> DIRECTIONS FOR THIS TASK:
Reproduce word for word the lines from the beginning of the entries to the line with "Chart.register(...registerables);", both included, but none of the pictures.
--- start of RECORDS SHOWN ---
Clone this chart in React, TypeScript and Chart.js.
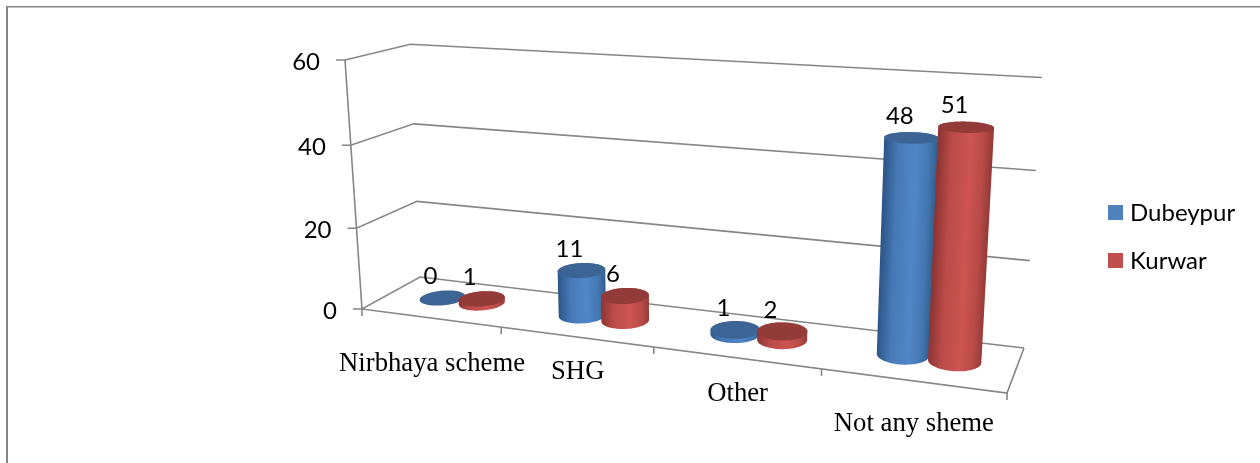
import React, { useEffect, useRef } from "react";
import { Chart, registerables } from "chart.js";

Chart.register(...registerables);

// Chart values
const categories = ["Nirbhaya scheme", "SHG", "Other", "Not any sheme"];
const dubeypur = [0, 11, 1, 48];
const kurwar = [1, 6, 2, 51];
const yTicks = [0, 20, 40, 60];

// Floor corners of the 3D box on screen, and the top of the near-left vertical edge
const FRONT_LEFT = [362, 309];
const FRONT_RIGHT = [1007, 393];
const BACK_RIGHT = [1024, 348];
const BACK_LEFT = [420, 277];
const AXIS_TOP = [345, 60];
const HEIGHT_PERSPECTIVE = -0.04;
const HEIGHT_SKEW = 6;

// Sideways nudge of the cylinders along the floor
const SLOT_SHIFT = 0.005;

// Downward shift of each category caption from the front edge of the floor
const captionDrop = [46, 35, 36, 43];

type Shade = { edgeL: string; mid: string; edgeR: string; top: string };
const SHADES: Record<string, Shade> = {
  blue: { edgeL: "#2c5687", mid: "#5087c8", edgeR: "#32608f", top: "#3c6494" },
  red: { edgeL: "#8c3533", mid: "#cd5451", edgeR: "#963b39", top: "#923b39" },
};

const SANS = "Lato, Carlito, sans-serif";
const SERIF = "'Liberation Serif', serif";
const GRID = "#868686";

type Pt = [number, number];

// Projective map from (along categories, depth, height) to canvas pixels
function makeProjection() {
  const [x0, y0] = FRONT_LEFT;
  const [x1, y1] = FRONT_RIGHT;
  const [x2, y2] = BACK_RIGHT;
  const [x3, y3] = BACK_LEFT;
  const dx1 = x1 - x2, dx2 = x3 - x2, sx = x0 - x1 + x2 - x3;
  const dy1 = y1 - y2, dy2 = y3 - y2, sy = y0 - y1 + y2 - y3;
  const den = dx1 * dy2 - dx2 * dy1;
  const g = (sx * dy2 - dx2 * sy) / den;
  const i = (dx1 * sy - sx * dy1) / den;
  const a = x1 - x0 + g * x1, b = x3 - x0 + i * x3;
  const d = y1 - y0 + g * y1, e = y3 - y0 + i * y3;
  const k = HEIGHT_PERSPECTIVE;
  const c = AXIS_TOP[0] * (1 + k) - x0;
  const f = AXIS_TOP[1] * (1 + k) - y0;
  return (u: number, v: number, h: number): Pt => {
    const w = g * u + i * v + k * h + 1;
    return [
      (a * u + b * v + c * h + x0) / w + h * (4 * v + 4 * u - 2 * u * v),
      (d * u + e * v + f * h + y0) / w + HEIGHT_SKEW * u * h,
    ];
  };
}

const project = makeProjection();

function polyline(ctx: CanvasRenderingContext2D, pts: Pt[]) {
  ctx.beginPath();
  pts.forEach((p, n) => (n ? ctx.lineTo(p[0], p[1]) : ctx.moveTo(p[0], p[1])));
}

function convexHull(points: Pt[]): Pt[] {
  const pts = [...points].sort((p, q) => p[0] - q[0] || p[1] - q[1]);
  const cross = (o: Pt, p: Pt, q: Pt) =>
    (p[0] - o[0]) * (q[1] - o[1]) - (p[1] - o[1]) * (q[0] - o[0]);
  const half = (list: Pt[]) => {
    const out: Pt[] = [];
    for (const p of list) {
      while (out.length >= 2 && cross(out[out.length - 2], out[out.length - 1], p) <= 0) out.pop();
      out.push(p);
    }
    out.pop();
    return out;
  };
  return [...half(pts), ...half([...pts].reverse())];
}

function mix(c1: string, c2: string, t: number) {
  const p = (c: string, s: number) => parseInt(c.slice(s, s + 2), 16);
  const ch = (s: number) => Math.round(p(c1, s) + (p(c2, s) - p(c1, s)) * t);
  return `rgb(${ch(1)},${ch(3)},${ch(5)})`;
}

function drawCylinder(
  ctx: CanvasRenderingContext2D,
  u: number,
  ru: number,
  h: number,
  shade: Shade
) {
  const vc = 0.52;
  const rv = 0.22;
  const N = 72;
  const ring = (hh: number) => {
    const out: Pt[] = [];
    for (let n = 0; n < N; n++) {
      const th = (n * 2 * Math.PI) / N;
      out.push(project(u + ru * Math.cos(th), vc + rv * Math.sin(th), hh));
    }
    return out;
  };
  const base = ring(0);
  const top = ring(h);

  if (h > 0) {
    const hull = convexHull([...base, ...top]);
    const bc = project(u, vc, 0);
    const tc = project(u, vc, h);
    const lean = (tc[0] - bc[0]) / (tc[1] - bc[1]);
    const xs = base.map((p) => p[0]);
    const left = Math.min(...xs);
    const right = Math.max(...xs);

    // Shading follows the lean of the body, so the dark edges stay on its sides
    ctx.save();
    polyline(ctx, hull);
    ctx.closePath();
    ctx.transform(1, 0, lean, 1, -lean * bc[1], 0);
    const grad = ctx.createLinearGradient(left, 0, right, 0);
    grad.addColorStop(0, shade.edgeL);
    grad.addColorStop(0.25, mix(shade.edgeL, shade.mid, 0.72));
    grad.addColorStop(0.6, shade.mid);
    grad.addColorStop(0.85, mix(shade.mid, shade.edgeR, 0.4));
    grad.addColorStop(1, shade.edgeR);
    ctx.fillStyle = grad;
    ctx.fill();
    ctx.restore();
  }

  polyline(ctx, top);
  ctx.closePath();
  ctx.fillStyle = shade.top;
  ctx.fill();
}

const App = () => {
  const ref = useRef<HTMLCanvasElement>(null);

  useEffect(() => {
    if (!ref.current) return;

    const scene = {
      id: "scene",
      beforeDatasetsDraw(chart: any) {
        const { ctx, chartArea: area, scales } = chart;
        const yScale = scales.y;
        const heightOf = (value: number) =>
          (area.bottom - yScale.getPixelForValue(value)) / area.height;
        const n = categories.length;

        ctx.save();
        // frame
        ctx.strokeStyle = GRID;
        ctx.lineWidth = 2;
        ctx.beginPath();
        ctx.moveTo(7, 463);
        ctx.lineTo(7, 6.5);
        ctx.stroke();
        ctx.lineWidth = 1.5;
        ctx.beginPath();
        ctx.moveTo(6, 6.7);
        ctx.lineTo(1260, 6.7);
        ctx.stroke();

        // walls, gridlines and value axis
        ctx.strokeStyle = GRID;
        ctx.lineWidth = 1.6;
        ctx.font = `24px ${SANS}`;
        ctx.textAlign = "right";
        ctx.textBaseline = "middle";
        yScale.ticks.forEach((t: any) => {
          const h = heightOf(t.value);
          const near = project(0, 0, h);
          polyline(ctx, [[near[0] - 9, near[1]], near, project(0, 1, h), project(1, 1, h)]);
          ctx.stroke();
          ctx.fillStyle = "#000";
          ctx.fillText(String(t.value), near[0] - 25, near[1] + 2);
        });
        polyline(ctx, [project(0, 0, 0), project(0, 0, 1)]);
        ctx.stroke();

        // floor edges and category ticks
        polyline(ctx, [project(0, 0, 0), project(1, 0, 0), project(1, 1, 0)]);
        ctx.stroke();
        for (let c = 0; c <= n; c++) {
          const p = project(c / n, 0, 0);
          polyline(ctx, [p, [p[0], p[1] + 7]]);
          ctx.stroke();
        }

        // category captions
        ctx.font = `26.7px ${SERIF}`;
        ctx.textAlign = "center";
        ctx.fillStyle = "#000";
        categories.forEach((label, c) => {
          const p = project((c + 0.5) / n, 0, 0);
          ctx.fillText(label, p[0] + 2, p[1] + captionDrop[c]);
        });

        // cylinders, category by category so the nearer series overlaps correctly
        const metas = chart.data.datasets.map((_: any, d: number) => chart.getDatasetMeta(d));
        const tops: { x: number; y: number; text: string }[] = [];
        for (let c = 0; c < n; c++) {
          metas.forEach((meta: any, d: number) => {
            const bar = meta.data[c];
            const u = (bar.x - area.left) / area.width + SLOT_SHIFT;
            const ru = bar.width / 2 / area.width;
            const h = (bar.base - bar.y) / area.height;
            drawCylinder(ctx, u, ru, h, d === 0 ? SHADES.blue : SHADES.red);
            const p = project(u, 0.5, h);
            tops.push({ x: p[0], y: p[1], text: String(chart.data.datasets[d].data[c]) });
          });
        }

        // value labels
        ctx.font = `24px ${SANS}`;
        ctx.fillStyle = "#000";
        tops.forEach((t) => ctx.fillText(t.text, t.x - 11, t.y - 22));

        // legend
        ctx.textAlign = "left";
        chart.data.datasets.forEach((ds: any, d: number) => {
          const y = 205 + d * 48;
          ctx.fillStyle = ds.backgroundColor;
          ctx.fillRect(1108, y, 15, 15);
          ctx.fillStyle = "#000";
          ctx.fillText(ds.label, 1130, y + 8);
        });
        ctx.restore();
        return false;
      },
    };

    const chart = new Chart(ref.current, {
      type: "bar",
      data: {
        labels: categories,
        datasets: [
          { label: "Dubeypur", data: dubeypur, backgroundColor: "#4f81bd" },
          { label: "Kurwar", data: kurwar, backgroundColor: "#c0504d" },
        ],
      },
      options: {
        responsive: false,
        animation: false,
        layout: { padding: { left: 360, right: 250, top: 60, bottom: 150 } },
        datasets: { bar: { categoryPercentage: 0.58, barPercentage: 1 } },
        plugins: { legend: { display: false }, tooltip: { enabled: false } },
        scales: {
          x: { display: false },
          y: {
            display: false,
            min: yTicks[0],
            max: yTicks[yTicks.length - 1],
            ticks: { stepSize: yTicks[1] - yTicks[0] },
          },
        },
      },
      plugins: [scene],
    } as any);

    return () => chart.destroy();
  }, []);

  return (
    <canvas
      ref={ref}
      width={1260}
      height={463}
      style={{ position: "absolute", left: 0, top: 0, display: "block" }}
    />
  );
};

export default App;
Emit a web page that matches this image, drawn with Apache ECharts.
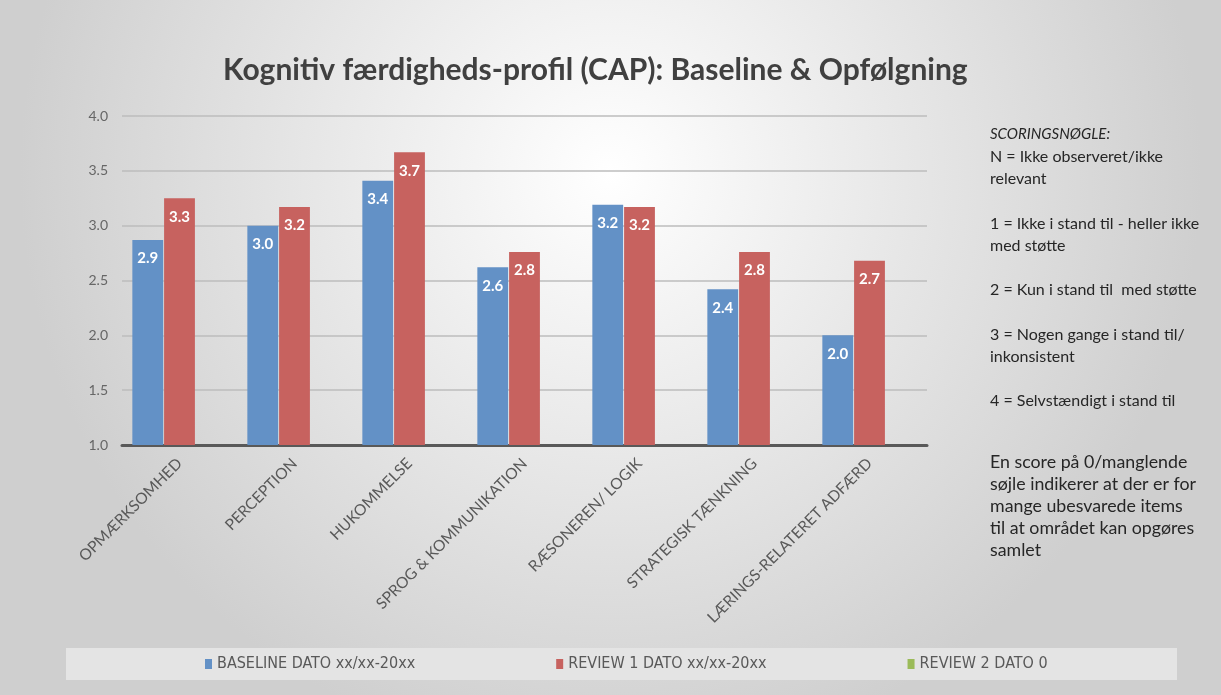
<!DOCTYPE html>
<html>
<head>
<meta charset="utf-8">
<script src="https://cdn.jsdelivr.net/npm/echarts@6/dist/echarts.min.js"></script>
<style>
html, body { margin: 0; padding: 0; }
#main { width: 1221px; height: 695px; }
</style>
</head>
<body>
<div id="main"></div>
<script>
var categories = ['OPMÆRKSOMHED', 'PERCEPTION', 'HUKOMMELSE', 'SPROG & KOMMUNIKATION',
    'RÆSONEREN/ LOGIK', 'STRATEGISK TÆNKNING', 'LÆRINGS-RELATERET ADFÆRD'];
var baseline = [2.87, 3.0, 3.41, 2.62, 3.19, 2.42, 2.0];
var review1 = [3.25, 3.17, 3.67, 2.76, 3.17, 2.76, 2.68];
var review2 = [null, null, null, null, null, null, null];
var seriesNames = ['BASELINE DATO xx/xx-20xx', 'REVIEW 1 DATO xx/xx-20xx', 'REVIEW 2 DATO 0'];
var yTicks = [1.0, 4.0, 0.5]; // min, max, interval

var keyLines = [
    'N = Ikke observeret/ikke',
    'relevant',
    '',
    '1 = Ikke i stand til - heller ikke',
    'med støtte',
    '',
    '2 = Kun i stand til  med støtte',
    '',
    '3 = Nogen gange i stand til/',
    'inkonsistent',
    '',
    '4 = Selvstændigt i stand til'
];
var noteLines = [
    'En score på 0/manglende',
    'søjle indikerer at der er for',
    'mange ubesvarede items',
    'til at området kan opgøres',
    'samlet'
];

var myChart = echarts.init(document.getElementById('main'));

var barLabel = {
    show: true,
    position: 'insideTop',
    distance: 11,
    color: '#fff',
    fontWeight: 'bold',
    fontSize: 15,
    fontFamily: 'Lato',
    formatter: function (p) { return p.value == null ? '' : p.value.toFixed(1); }
};

option = {
    backgroundColor: {
        type: 'radial', x: 0.5, y: 0.25, r: 0.85,
        colorStops: [
            {offset: 0, color: '#ffffff'},
            {offset: 1, color: '#cfcfcf'}
        ]
    },
    textStyle: { fontFamily: 'Lato' },
    title: {
        text: 'Kognitiv færdigheds-profil (CAP): Baseline & Opfølgning',
        left: 218,
        top: 50,
        textStyle: {
            fontFamily: 'Lato',
            fontSize: 30,
            fontWeight: 'bold',
            color: '#404040'
        }
    },
    legend: {
        bottom: 18,
        left: 200,
        itemWidth: 7,
        itemHeight: 10,
        itemGap: 141,
        icon: 'rect',
        textStyle: {
            fontFamily: 'DejaVu Sans Condensed',
            fontSize: 16,
            color: '#595959'
        },
        data: seriesNames
    },
    graphic: [
        {
            type: 'rect',
            z: -1,
            shape: {x: 66, y: 648, width: 1111, height: 32},
            style: {fill: '#e4e4e4'}
        },
        {
            type: 'text',
            left: 990, top: 127,
            style: {
                text: 'SCORINGSNØGLE:',
                font: 'italic 15px Lato',
                fill: '#262626'
            }
        },
        {
            type: 'text',
            left: 990, top: 146,
            style: {
                text: keyLines.join('\n'),
                font: '16px Lato',
                lineHeight: 22.2,
                fill: '#262626'
            }
        },
        {
            type: 'text',
            left: 990, top: 451,
            style: {
                text: noteLines.join('\n'),
                font: '17.8px Lato',
                lineHeight: 22,
                fill: '#262626'
            }
        }
    ],
    grid: {
        left: 122,
        right: 294,
        top: 116,
        bottom: 250
    },
    xAxis: {
        type: 'category',
        data: categories,
        axisTick: {show: false},
        axisLine: {lineStyle: {color: '#595959', width: 3}},
        axisLabel: {
            rotate: 45,
            interval: 0,
            margin: 16,
            fontSize: 15.5,
            color: '#595959'
        }
    },
    yAxis: {
        type: 'value',
        min: yTicks[0],
        max: yTicks[1],
        interval: yTicks[2],
        axisLine: {show: false},
        axisTick: {show: false},
        axisLabel: {
            margin: 14,
            fontSize: 14,
            color: '#666666',
            formatter: function (v) { return v.toFixed(1); }
        },
        splitLine: {lineStyle: {color: '#bdbdbd', width: 1.5}}
    },
    series: [
        {
            name: seriesNames[0],
            type: 'bar',
            data: baseline,
            barGap: '3%',
            barCategoryGap: '18%',
            itemStyle: {color: '#6391c6'},
            label: barLabel
        },
        {
            name: seriesNames[1],
            type: 'bar',
            data: review1,
            itemStyle: {color: '#c7625f'},
            label: barLabel
        },
        {
            name: seriesNames[2],
            type: 'bar',
            data: review2,
            itemStyle: {color: '#9bbb59'},
            label: barLabel
        }
    ]
};
myChart.setOption(option);
</script>
</body>
</html>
--- end of RECORDS SHOWN ---
> IN RESPONSE:
Clone this chart in React, TypeScript and Chart.js.
import React, { useEffect, useRef } from "react";
import { Chart, registerables } from "chart.js";

Chart.register(...registerables);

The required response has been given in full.